Background: Although the Pap test has been the standard screening method for cervical precancer/cancer detection, it has been criticized for having a relatively low sensitivity and a low reproducibility between pathologists. There is limited knowledge about inter-rater agreement and what clinical and demographic factors are associated with disagreements between pathologists reading the same Pap smear.
Methods: This study aimed to assess inter- and intra- rater agreement of the Pap smear in 1619 cytologic slides with biopsy confirmation, using kappa statistics. Clinical and demographic factors associated with higher odds of inter-rater agreement were also examined and stratified by histologic diagnosis grade.

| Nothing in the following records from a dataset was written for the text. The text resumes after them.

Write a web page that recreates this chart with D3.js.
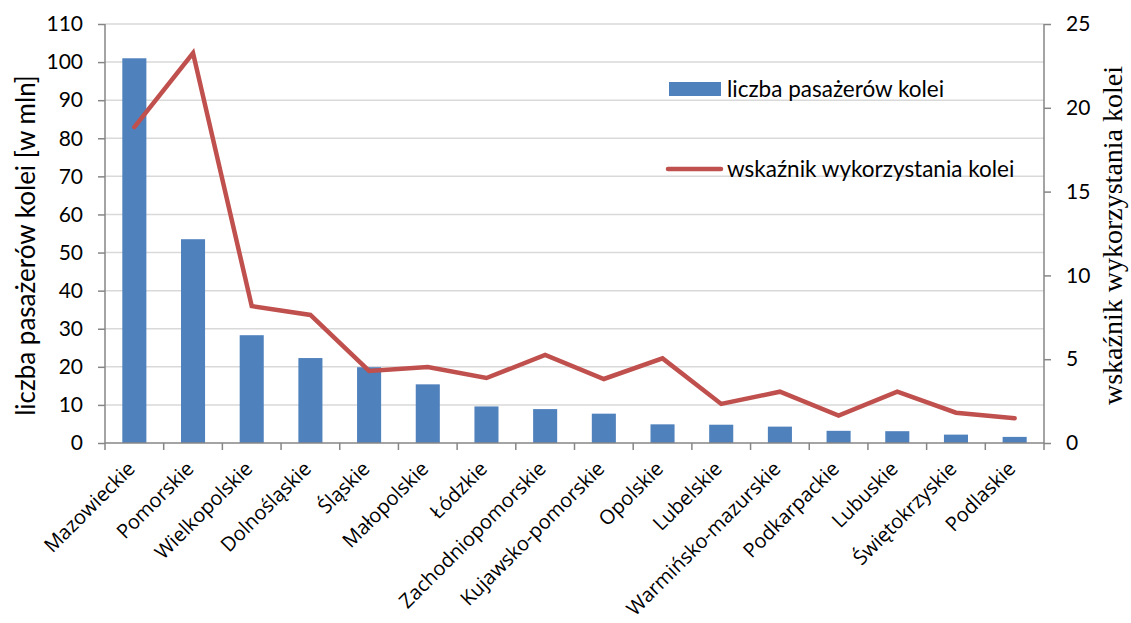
<!DOCTYPE html>
<html><head><meta charset="utf-8">
<script src="https://cdn.jsdelivr.net/npm/d3@7"></script>
<style>body{margin:0;background:#fff}text{font-family:Lato,"Open Sans",sans-serif;fill:#000}</style>
</head><body><svg id="c" width="1131" height="623"></svg>
<script>
const categories=["Mazowieckie","Pomorskie","Wielkopolskie","Dolnośląskie","Śląskie","Małopolskie","Łódzkie","Zachodniopomorskie","Kujawsko-pomorskie","Opolskie","Lubelskie","Warmińsko-mazurskie","Podkarpackie","Lubuskie","Świętokrzyskie","Podlaskie"];
const passengers=[101,53.5,28.3,22.3,19.9,15.4,9.6,8.9,7.7,4.9,4.8,4.3,3.2,3.1,2.2,1.6];
const usageIndex=[18.85,23.27,8.17,7.64,4.3,4.53,3.88,5.25,3.82,5.05,2.33,3.06,1.63,3.06,1.81,1.47];
const leftTicks=[0,10,20,30,40,50,60,70,80,90,100,110];
const rightTicks=[0,5,10,15,20,25];
const seriesNames=["liczba pasażerów kolei","wskaźnik wykorzystania kolei"];
const axisTitles=["liczba pasażerów kolei [w mln]","wskaźnik wykorzystania kolei"];

const svg=d3.select("#c");
const L=105,R=1044,T=24,B=443;
const x=d3.scaleBand().domain(categories).range([L,R]).paddingInner(0.59).paddingOuter(0.295);
const xb=d3.scaleBand().domain(categories).range([L,R]);
const yL=d3.scaleLinear().domain([0,110]).range([B,T]);
const yR=d3.scaleLinear().domain([0,25]).range([B,T]);
const axisColor="#868686";

// gridlines
svg.append("g").selectAll("line").data(leftTicks.slice(1)).join("line")
 .attr("x1",L).attr("x2",R).attr("y1",d=>yL(d)).attr("y2",d=>yL(d))
 .attr("stroke","#d9d9d9").attr("stroke-width",1.5);

// bars
svg.append("g").selectAll("rect").data(passengers).join("rect")
 .attr("x",(d,i)=>x(categories[i])).attr("width",x.bandwidth())
 .attr("y",d=>yL(d)).attr("height",d=>B-yL(d)).attr("fill","#4F81BD");

// axes
const gl=svg.append("g").attr("transform",`translate(${L},0)`)
 .call(d3.axisLeft(yL).tickValues(leftTicks).tickSize(7).tickPadding(15));
const gr=svg.append("g").attr("transform",`translate(${R},0)`)
 .call(d3.axisRight(yR).tickValues(rightTicks).tickSize(7).tickPadding(15));
const bnds=categories.map(c=>xb(c)).concat([R]);
const gx=svg.append("g");
gx.append("line").attr("x1",L).attr("x2",R).attr("y1",B).attr("y2",B).attr("stroke",axisColor).attr("stroke-width",1.5);
gx.selectAll("line.t").data(bnds).join("line").attr("class","t")
 .attr("x1",d=>d).attr("x2",d=>d).attr("y1",B).attr("y2",B+7).attr("stroke",axisColor).attr("stroke-width",1.5);
[gl,gr].forEach(g=>{
 g.select(".domain").attr("stroke",axisColor).attr("stroke-width",1.5);
 g.selectAll(".tick line").attr("stroke",axisColor).attr("stroke-width",1.5);
 g.selectAll(".tick text").style("font-size","21px").style("font-family","Lato, 'Open Sans', sans-serif").attr("fill","#000");
});
gl.select(".domain").attr("d",`M0,${T}V${B}`);
gr.select(".domain").attr("d",`M0,${T}V${B}`);

// x labels
svg.append("g").selectAll("text").data(categories).join("text")
 .attr("transform",d=>`translate(${xb(d)+xb.bandwidth()/2-3},${B+22}) rotate(-45)`)
 .attr("text-anchor","end").attr("dy","0.35em")
 .style("font-family","'Open Sans', sans-serif").style("font-size","20px").text(d=>d);

// line
const line=d3.line().x((d,i)=>xb(categories[i])+xb.bandwidth()/2).y(d=>yR(d));
svg.append("path").datum(usageIndex).attr("d",line).attr("fill","none")
 .attr("stroke","#C0504D").attr("stroke-width",4.5).attr("stroke-linejoin","miter").attr("stroke-linecap","round");

// axis titles
svg.append("text").attr("transform",`translate(35,${(T+B)/2+12}) rotate(-90)`).attr("text-anchor","middle")
 .style("font-size","26px").text(axisTitles[0]);
svg.append("text").attr("transform",`translate(1122,${(T+B)/2+2}) rotate(-90)`).attr("text-anchor","middle")
 .style("font-family","'Liberation Serif', 'DejaVu Serif', serif").style("font-size","28px").text(axisTitles[1]);

// legend
svg.append("rect").attr("x",669).attr("y",82).attr("width",52).attr("height",14).attr("fill","#4F81BD");
svg.append("text").attr("x",727).attr("y",97).style("font-size","22.5px").text(seriesNames[0]);
svg.append("line").attr("x1",668).attr("x2",721).attr("y1",169).attr("y2",169).attr("stroke","#C0504D").attr("stroke-width",4.5).attr("stroke-linecap","round");
svg.append("text").attr("x",727).attr("y",177).style("font-size","22.5px").text(seriesNames[1]);
</script></body></html>
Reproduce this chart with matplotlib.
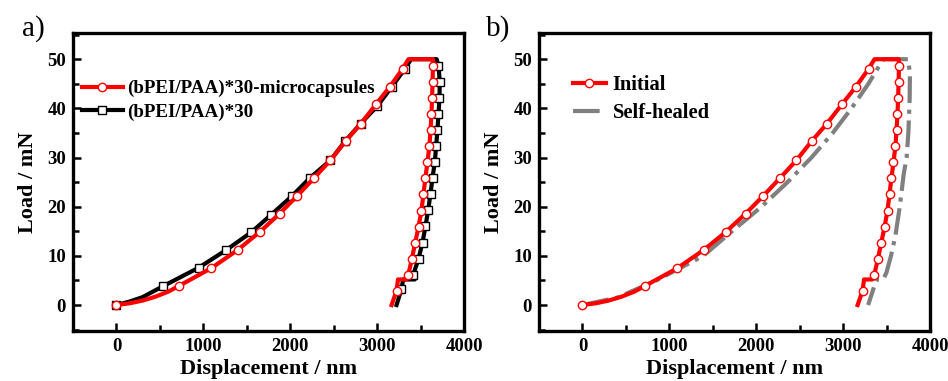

Results: Using a five grade classification system, the overall kappa statistics for total, inter-rater, and intra-rater samples were 0.62, 0.57, and 0.88 (unweighted) and 0.83, 0.81, and 0.95 (weighted), respectively. In stratified analyses by histologic grade, total kappas ranged from 0.40 (atypia) to 0.64 (human papilloma virus/CIN 1). Factors such as referral for abnormal Pap test (diagnostic vs screening population), recruiting site, and parity were found to be associated with higher agreement between the two cytologic readings.
Conclusions: We observed relatively higher levels of agreement compared with other studies. However, variability was considerable and agreement was generally moderate, suggesting that cervical screening test accuracy and reproducibility needs to be improved.
Keywords: IRR; Pap; cytologic diagnosis; inter-rater reliability; kappa.
© 2019 Wiley Periodicals, Inc.